■ **PROBLEM TO WORK ON**:
Write out each line that follows exactly as it stands, without the pictures.

■ **RAW RECORDS**:
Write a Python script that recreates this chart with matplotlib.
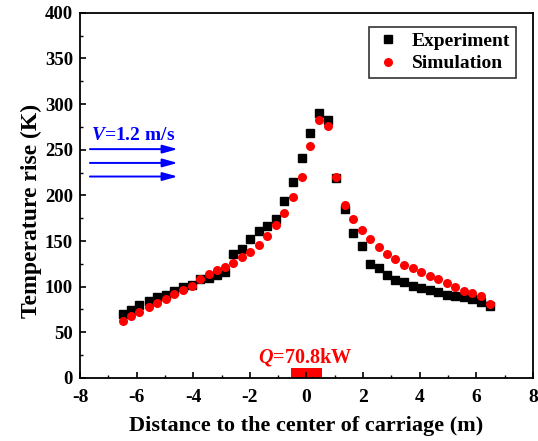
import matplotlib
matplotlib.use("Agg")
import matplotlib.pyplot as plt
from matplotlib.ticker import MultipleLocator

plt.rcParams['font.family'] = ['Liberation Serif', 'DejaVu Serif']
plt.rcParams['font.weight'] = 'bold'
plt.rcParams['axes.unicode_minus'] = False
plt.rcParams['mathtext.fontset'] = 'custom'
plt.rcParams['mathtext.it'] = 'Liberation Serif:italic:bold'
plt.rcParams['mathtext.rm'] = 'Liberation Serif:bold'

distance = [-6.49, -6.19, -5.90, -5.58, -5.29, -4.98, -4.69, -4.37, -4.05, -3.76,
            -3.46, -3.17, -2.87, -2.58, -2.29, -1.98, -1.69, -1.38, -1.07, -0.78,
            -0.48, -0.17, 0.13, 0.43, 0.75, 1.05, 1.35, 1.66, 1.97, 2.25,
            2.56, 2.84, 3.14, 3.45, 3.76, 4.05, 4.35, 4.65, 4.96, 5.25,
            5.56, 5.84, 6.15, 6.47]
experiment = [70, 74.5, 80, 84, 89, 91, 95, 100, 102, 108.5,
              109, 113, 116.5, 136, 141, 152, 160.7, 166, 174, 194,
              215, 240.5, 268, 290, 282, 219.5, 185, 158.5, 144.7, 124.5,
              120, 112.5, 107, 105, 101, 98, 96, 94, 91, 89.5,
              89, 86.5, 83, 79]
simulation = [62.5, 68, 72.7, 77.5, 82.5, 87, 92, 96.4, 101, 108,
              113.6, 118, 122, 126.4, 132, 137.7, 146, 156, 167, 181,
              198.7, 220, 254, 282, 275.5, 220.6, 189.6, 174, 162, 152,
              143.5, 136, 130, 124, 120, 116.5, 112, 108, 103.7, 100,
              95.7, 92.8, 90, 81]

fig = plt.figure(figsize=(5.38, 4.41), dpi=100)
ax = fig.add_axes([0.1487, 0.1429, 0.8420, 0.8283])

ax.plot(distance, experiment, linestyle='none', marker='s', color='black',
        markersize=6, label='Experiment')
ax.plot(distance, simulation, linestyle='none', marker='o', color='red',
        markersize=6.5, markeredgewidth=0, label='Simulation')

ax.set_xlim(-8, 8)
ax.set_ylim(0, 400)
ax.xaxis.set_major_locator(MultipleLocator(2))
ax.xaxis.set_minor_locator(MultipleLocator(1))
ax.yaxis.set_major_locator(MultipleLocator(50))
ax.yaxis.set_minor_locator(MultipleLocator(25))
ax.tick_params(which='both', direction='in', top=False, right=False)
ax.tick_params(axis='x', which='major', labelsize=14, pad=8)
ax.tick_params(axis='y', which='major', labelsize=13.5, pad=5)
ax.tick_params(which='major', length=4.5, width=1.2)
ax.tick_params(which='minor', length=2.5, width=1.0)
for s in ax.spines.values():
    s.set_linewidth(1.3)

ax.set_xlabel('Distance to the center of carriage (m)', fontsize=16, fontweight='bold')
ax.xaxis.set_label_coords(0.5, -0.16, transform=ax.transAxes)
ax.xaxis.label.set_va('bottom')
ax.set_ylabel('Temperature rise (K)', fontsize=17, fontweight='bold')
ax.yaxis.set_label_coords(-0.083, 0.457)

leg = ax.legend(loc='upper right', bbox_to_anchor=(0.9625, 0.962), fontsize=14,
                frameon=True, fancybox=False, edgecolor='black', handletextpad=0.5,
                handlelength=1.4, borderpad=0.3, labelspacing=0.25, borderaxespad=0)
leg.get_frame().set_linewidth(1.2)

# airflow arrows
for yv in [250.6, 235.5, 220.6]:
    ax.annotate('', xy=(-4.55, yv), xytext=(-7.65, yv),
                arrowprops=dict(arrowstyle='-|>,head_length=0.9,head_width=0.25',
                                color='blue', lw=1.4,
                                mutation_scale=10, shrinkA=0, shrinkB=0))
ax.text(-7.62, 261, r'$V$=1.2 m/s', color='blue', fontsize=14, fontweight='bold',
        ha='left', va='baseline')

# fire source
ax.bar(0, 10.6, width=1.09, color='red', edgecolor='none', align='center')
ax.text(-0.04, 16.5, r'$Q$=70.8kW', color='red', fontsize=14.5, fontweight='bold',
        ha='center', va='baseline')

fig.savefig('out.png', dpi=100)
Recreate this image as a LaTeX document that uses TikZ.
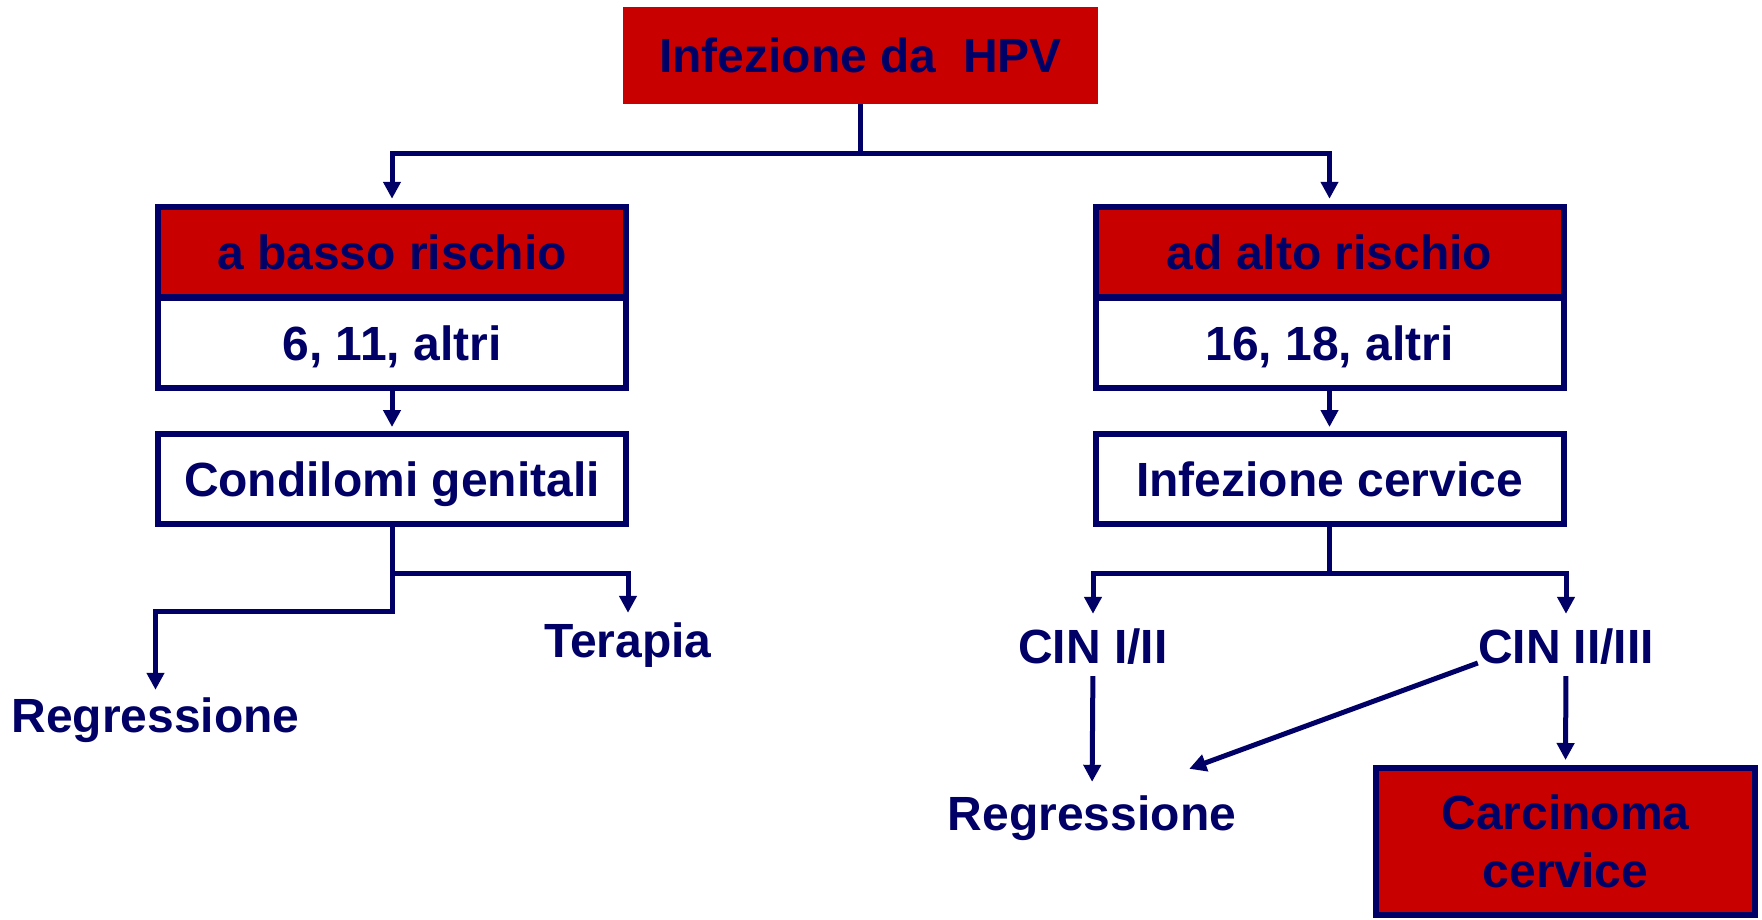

■ **CORRECT ANSWER**:
Write a Python script that recreates this chart with matplotlib.
import matplotlib
matplotlib.use("Agg")
import matplotlib.pyplot as plt
from matplotlib.ticker import MultipleLocator

plt.rcParams['font.family'] = ['Liberation Serif', 'DejaVu Serif']
plt.rcParams['font.weight'] = 'bold'
plt.rcParams['axes.unicode_minus'] = False
plt.rcParams['mathtext.fontset'] = 'custom'
plt.rcParams['mathtext.it'] = 'Liberation Serif:italic:bold'
plt.rcParams['mathtext.rm'] = 'Liberation Serif:bold'

distance = [-6.49, -6.19, -5.90, -5.58, -5.29, -4.98, -4.69, -4.37, -4.05, -3.76,
            -3.46, -3.17, -2.87, -2.58, -2.29, -1.98, -1.69, -1.38, -1.07, -0.78,
            -0.48, -0.17, 0.13, 0.43, 0.75, 1.05, 1.35, 1.66, 1.97, 2.25,
            2.56, 2.84, 3.14, 3.45, 3.76, 4.05, 4.35, 4.65, 4.96, 5.25,
            5.56, 5.84, 6.15, 6.47]
experiment = [70, 74.5, 80, 84, 89, 91, 95, 100, 102, 108.5,
              109, 113, 116.5, 136, 141, 152, 160.7, 166, 174, 194,
              215, 240.5, 268, 290, 282, 219.5, 185, 158.5, 144.7, 124.5,
              120, 112.5, 107, 105, 101, 98, 96, 94, 91, 89.5,
              89, 86.5, 83, 79]
simulation = [62.5, 68, 72.7, 77.5, 82.5, 87, 92, 96.4, 101, 108,
              113.6, 118, 122, 126.4, 132, 137.7, 146, 156, 167, 181,
              198.7, 220, 254, 282, 275.5, 220.6, 189.6, 174, 162, 152,
              143.5, 136, 130, 124, 120, 116.5, 112, 108, 103.7, 100,
              95.7, 92.8, 90, 81]

fig = plt.figure(figsize=(5.38, 4.41), dpi=100)
ax = fig.add_axes([0.1487, 0.1429, 0.8420, 0.8283])

ax.plot(distance, experiment, linestyle='none', marker='s', color='black',
        markersize=6, label='Experiment')
ax.plot(distance, simulation, linestyle='none', marker='o', color='red',
        markersize=6.5, markeredgewidth=0, label='Simulation')

ax.set_xlim(-8, 8)
ax.set_ylim(0, 400)
ax.xaxis.set_major_locator(MultipleLocator(2))
ax.xaxis.set_minor_locator(MultipleLocator(1))
ax.yaxis.set_major_locator(MultipleLocator(50))
ax.yaxis.set_minor_locator(MultipleLocator(25))
ax.tick_params(which='both', direction='in', top=False, right=False)
ax.tick_params(axis='x', which='major', labelsize=14, pad=8)
ax.tick_params(axis='y', which='major', labelsize=13.5, pad=5)
ax.tick_params(which='major', length=4.5, width=1.2)
ax.tick_params(which='minor', length=2.5, width=1.0)
for s in ax.spines.values():
    s.set_linewidth(1.3)

ax.set_xlabel('Distance to the center of carriage (m)', fontsize=16, fontweight='bold')
ax.xaxis.set_label_coords(0.5, -0.16, transform=ax.transAxes)
ax.xaxis.label.set_va('bottom')
ax.set_ylabel('Temperature rise (K)', fontsize=17, fontweight='bold')
ax.yaxis.set_label_coords(-0.083, 0.457)

leg = ax.legend(loc='upper right', bbox_to_anchor=(0.9625, 0.962), fontsize=14,
                frameon=True, fancybox=False, edgecolor='black', handletextpad=0.5,
                handlelength=1.4, borderpad=0.3, labelspacing=0.25, borderaxespad=0)
leg.get_frame().set_linewidth(1.2)

# airflow arrows
for yv in [250.6, 235.5, 220.6]:
    ax.annotate('', xy=(-4.55, yv), xytext=(-7.65, yv),
                arrowprops=dict(arrowstyle='-|>,head_length=0.9,head_width=0.25',
                                color='blue', lw=1.4,
                                mutation_scale=10, shrinkA=0, shrinkB=0))
ax.text(-7.62, 261, r'$V$=1.2 m/s', color='blue', fontsize=14, fontweight='bold',
        ha='left', va='baseline')

# fire source
ax.bar(0, 10.6, width=1.09, color='red', edgecolor='none', align='center')
ax.text(-0.04, 16.5, r'$Q$=70.8kW', color='red', fontsize=14.5, fontweight='bold',
        ha='center', va='baseline')

fig.savefig('out.png', dpi=100)
Recreate this image as a LaTeX document that uses TikZ.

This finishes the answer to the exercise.